Most musicians are prone to denying rote autobiographical readings of their songs, which makes sense. Unlike, say, books, which tend to get slotted into unforgiving categories of true or not, songs can be fictive, or plainly confessional, and there’s no telling one from the other. For a writer, that’s rare air. (I can think of several disgraced fabulists who, had it been allowed, would’ve gladly said, “Maybe it’s true, maybe it’s not—I don’t want to put any limits on it.”) Very few disciplines, outside of songwriting, are granted such latitude. Yet the Avetts resist it. In 2013, Seth went through a divorce (“What a time … of horrifying feelings,” he recalls in the film), and much of “True Sadness” is about navigating the fallout: remorse over a broken commitment; guilt about falling in love with another person; worry over whether he hurt his former partner so badly that recovery is now impossible for either of them. “There’s some specificity in some of these songs—you can’t confuse what the meaning is, what it’s speaking to. When you name a song ‘Divorce Separation Blues,’ there’s only one thing it can be about,” Seth explains to the camera. “It’s such a weird thing that divorce is so common, and so rare in songs. ‘Breakup’ is rampant in songwriting, but ‘divorce,’ in particular, is barely mentioned.”

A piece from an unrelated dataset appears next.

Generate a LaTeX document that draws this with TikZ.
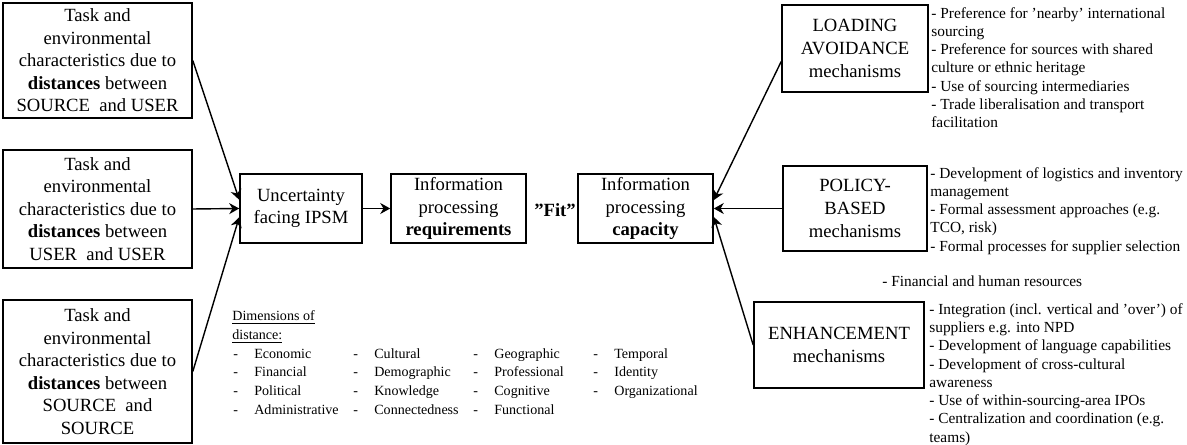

Rick Rubin, a co-founder of Def Jam Records who has since produced records for Adele, Johnny Cash, Tom Petty, Slayer, Run-D.M.C., and more, signed the band to his label, American Recordings, in 2008. “The ability to really share innermost, deepest, private thoughts is what makes a great songwriter a great songwriter,” Rubin says. He produced “True Sadness,” as he has each Avett Brothers record since “I and Love and You,” in 2009.

In the documentary, Rubin wanders around his Malibu studio in a white T-shirt and basketball shorts while the band rehearses. He periodically runs a hand through a profuse white beard. One of the more riveting sequences in “May It Last” is the recording of “No Hard Feelings,” which is, at essence, a song about dying, or making peace with dying, or imagining all the ways in which a person could possibly make peace with dying. Seth plays guitar and sings the lead vocal, while Scott plays banjo and does the backup harmonies:

When the sun hangs low in the west
And the light in my chest
Won’t be kept
Held at bay any longer
When the jealousy fades away
And it’s ash and dust
For cash and lust
And it’s just hallelujah
And love in thoughts, and love in the words
Love in the songs they sing in the church
And no hard feelings

When the band starts to play, Rubin slips into a kind of fugue state, his eyes closed, shifting from one foot to the other. By the end, “No Hard Feelings” is only about reconciliation: “I’m learning why it matters / For me and you / To say it, and mean it, too,” Seth sings. He is asking for absolution and peace. To forgive and be forgiven. It’s a difficult and hard-won moment.

Moments after they finish, Rubin pops in and says, “Excellent work, everybody! Excellent work! Really good!” Both the Avetts look shell-shocked. Seth drinks some tea, wipes his brow, exhales. He goes to his brother. “It’s weird to be congratulated on the mining of the soul. It’s weird,” Scott mutters. Rubin reappears. “What’s next?” he chirps.

“Well. I feel like we need some space, you know?” Scott says. He and Seth stagger outside and sit on the studio’s back porch, drinking water in silence. It’s dusk. “The elephant in the room is that the song sells, and I can’t get away from that feeling. That it’s congratulated upon—I’m deeply conflicted about it,” Scott says.

I will admit that I was moved by this—the idea that it’s possible for a musician to still be horrified by the commercialization of pain. Perhaps the brothers are willfully naïve, or merely privileged. Or perhaps that’s where the title of “May It Last” comes in—maybe a little innocence isn’t so awful after all.